Reinfecção mais grave por variante do coronavírus traz novo alerta sobre as mutações, diz cientista

Reinfecção mais grave por variante do coronavírus traz novo alerta sobre as mutações, diz cientista

Em entrevista à BBC News Brasil, a pesquisadora explica os riscos representados por essas variantes, conta um pouco de sua trajetória e chama atenção para o estudo que detalhou o primeiro caso de reinfecção por uma linhagem do coronavírus que pode “driblar” o sistema imunológico, em que a paciente teve sintomas mais severos da covid-19.

As mutações N501Y e E484K

Hoje, causam preocupação pelo menos três variantes do Sars-CoV-2, conforme a OMS: a B.1.1.7, identificada em dezembro no Reino Unido, a 501Y.V2, encontrada na África do Sul, e a P.1, que emergiu no Amazonas.

A atenção dos cientistas está voltada a duas mutações em particular: a N501Y, presente nas três variantes, e a E484K, encontrada na da África do Sul e na que circula no Brasil.

Ambas estão localizadas em genes que codificam a espícula, a proteína responsável por interagir com a célula do hospedeiro, e que, na prática, facilita a entrada do coronavírus nas células humanas.
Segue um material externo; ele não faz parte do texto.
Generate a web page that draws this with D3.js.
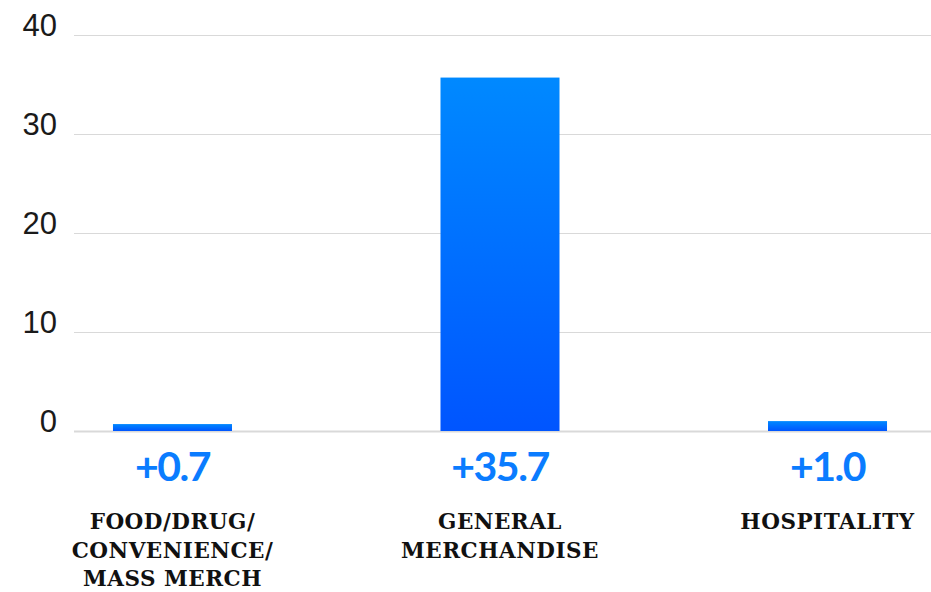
<!DOCTYPE html>
<html>
<head>
<meta charset="utf-8">
<script src="https://cdn.jsdelivr.net/npm/d3@7/dist/d3.min.js"></script>
<style>
  html, body { margin: 0; padding: 0; background: #ffffff; }
  svg { display: block; }
</style>
</head>
<body>
<script>
// Retail segments and their year-over-year change
const categories = ["FOOD/DRUG/ CONVENIENCE/ MASS MERCH", "GENERAL MERCHANDISE", "HOSPITALITY"];
const categoryLines = [["FOOD/DRUG/", "CONVENIENCE/", "MASS MERCH"], ["GENERAL", "MERCHANDISE"], ["HOSPITALITY"]];
const changeValues = [0.7, 35.7, 1.0];
const valueLabels = ["+0.7", "+35.7", "+1.0"];
const yTicks = [0, 10, 20, 30, 40];

const width = 931, height = 592;
const svg = d3.select("body").append("svg")
  .attr("width", width).attr("height", height);

const plotLeft = 74, plotRight = 931;

const x = d3.scaleBand()
  .domain(categories)
  .range([74, 926])
  .paddingInner(0.6366)
  .paddingOuter(0.119);

const y = d3.scaleLinear()
  .domain([0, 40])
  .range([431, 35]);

// Vertical gradient used by every bar
const defs = svg.append("defs");
const grad = defs.append("linearGradient")
  .attr("id", "barGrad")
  .attr("x1", 0).attr("y1", 0).attr("x2", 0).attr("y2", 1);
grad.append("stop").attr("offset", "0%").attr("stop-color", "#0089ff");
grad.append("stop").attr("offset", "100%").attr("stop-color", "#0055ff");

// Y axis with full-width gridlines
const yAxis = svg.append("g")
  .attr("transform", `translate(${plotLeft},0)`)
  .call(d3.axisLeft(y)
    .tickValues(yTicks)
    .tickFormat(d3.format("d"))
    .tickSizeInner(-(plotRight - plotLeft))
    .tickSizeOuter(0)
    .tickPadding(17));
yAxis.select(".domain").remove();
yAxis.selectAll(".tick line")
  .attr("stroke", "#d9d9d9")
  .attr("stroke-width", d => d === 0 ? 2 : 1);
yAxis.selectAll(".tick text")
  .attr("dy", "0.02em")
  .attr("fill", "#1a1a1a")
  .style("font-family", "'Liberation Sans', Arial, sans-serif")
  .style("font-size", "31px");

// Bars
svg.append("g").selectAll("rect")
  .data(categories)
  .join("rect")
  .attr("x", d => x(d))
  .attr("width", x.bandwidth())
  .attr("y", (d, i) => y(changeValues[i]))
  .attr("height", (d, i) => y(0) - y(changeValues[i]))
  .attr("fill", "url(#barGrad)");

// Value labels under the baseline
svg.append("g").selectAll("text")
  .data(categories)
  .join("text")
  .attr("x", d => x(d) + x.bandwidth() / 2)
  .attr("y", 481)
  .attr("text-anchor", "middle")
  .attr("fill", "#0a7cff")
  .style("font-family", "Lato, sans-serif")
  .style("font-weight", "700")
  .style("font-size", "41px")
  .style("letter-spacing", "-1.5px")
  .text((d, i) => valueLabels[i]);

// Category names
const catG = svg.append("g");
categories.forEach((c, i) => {
  const t = catG.append("text")
    .attr("x", x(c) + x.bandwidth() / 2)
    .attr("y", 529)
    .attr("text-anchor", "middle")
    .attr("fill", "#111111")
    .style("font-family", "'DejaVu Serif', serif")
    .style("font-weight", "700")
    .style("font-size", "21.5px")
    .style("letter-spacing", "0.5px");
  categoryLines[i].forEach((line, j) => {
    t.append("tspan")
      .attr("x", x(c) + x.bandwidth() / 2)
      .attr("dy", j === 0 ? 0 : 28.5)
      .text(line);
  });
});
</script>
</body>
</html>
No caso da N501Y, há indicativo de que ela possa tornar o Sars-CoV-2 mais transmissível – mais contagioso, o vírus poderia levar mais pessoas ao hospital e elevar o número de mortes. Não há indicativo, contudo, de que a mutação resulte em uma versão mais grave da covid-19.

No caso da E484K, compartilhada pelas variantes de Manaus e da África do Sul – e ainda por uma outra identificada em dezembro no Rio de Janeiro, chamada de P.2 -, estudos têm demonstrado que ela pode dificultar a ação de anticorpos.

Ela modifica uma região da espícula conhecida como RBD (domínio de ligação ao receptor), que se liga ao receptor das células humanas – e justamente onde atuam os anticorpos neutralizantes produzidos pelo sistema imunológico.

Com a mudança, os anticorpos perdem a especificidade com o RBD e o vírus tem um mecanismo de escape do nosso sistema imunológico, o qual passa a ter maior dificuldade para atuar.

Descobertas desse tipo têm gerado preocupação sobre um possível efeito sobre as vacinas. Por enquanto, acredita-se que elas não percam a eficácia, mas podem ter essa eficácia reduzida.

“Mas muito mais estudos serão necessários para entendermos de fato se essas variantes podem ou não ter impacto grande nas vacinas. A gente não pode "fazer terrorismo" neste momento”, acrescenta Goivanetti.

De qualquer maneira, o alerta que essas descobertas emitem já é bem claro: é preciso, de um lado, manter as medidas de controle à pandemia, como o distanciamento social, e acelerar o processo de vacinação para reduzir a possibilidade de circulação destas e de possíveis futuras linhagens, diz a cientista.

Quanto mais o vírus tiver liberdade para circular, maior a probabilidade de ele sofrer mutações.

Driblando o sistema imunológico

A 484K também chamou atenção da cientista em um estudo do qual ela participou recentemente, que identificou o primeiro caso de reinfecção de covid-19 por uma variante com essa mutação.

“Nosso estudo abriu várias outras perguntas, porque o segundo caso foi um pouco mais severo do que o primeiro”, ela conta, ressaltando que a maioria dos casos de reinfecção pelo Sars-CoV-2 descritos até o momento mostravam um segundo episódio mais leve que o primeiro.

Tratou-se de uma profissional da saúde de 45 anos sem comorbidades residente em Salvador, que teve a doença em maio e, depois, em outubro – cada episódio causado por uma variante diferente do coronavírus.

No primeiro, ela apresentou diarreia, dor de cabeça, fraqueza e dor ao engolir por aproximadamente 7 dias.

Meses depois, infectada pela linhagem do coronavírus identificada em dezembro no Rio de Janeiro, hoje chamada de P.2, os sintomas evoluíram para tosse, dor de garganta, perda de paladar, insônia e falta de ar. Não precisou ser internada, entretanto, e se recuperou.

O trabalho, liderado pelo pesquisador Bruno Solano, do Instituto D"Or de Ensino e Pesquisa e do Hospital São Rafael, foi publicado em janeiro em versão não revisada por pares e submetida à publicação científica Lancet.

“O estudo leva a perguntas sobre a questão da reinfecção e da gravidade clínica associada a essa mutação. É uma questão ainda aberto, e mais pesquisas serão necessárias.”

A variante P.2 apresenta apenas uma mutação na espícula, a 484K, enquanto a P.1 – encontrada inicialmente no Amazonas mas já detectada em outros Estados, como São Paulo – possui um número maior de mutações na proteína que se liga às células humanas e, por isso, tem gerado ainda mais preocupação.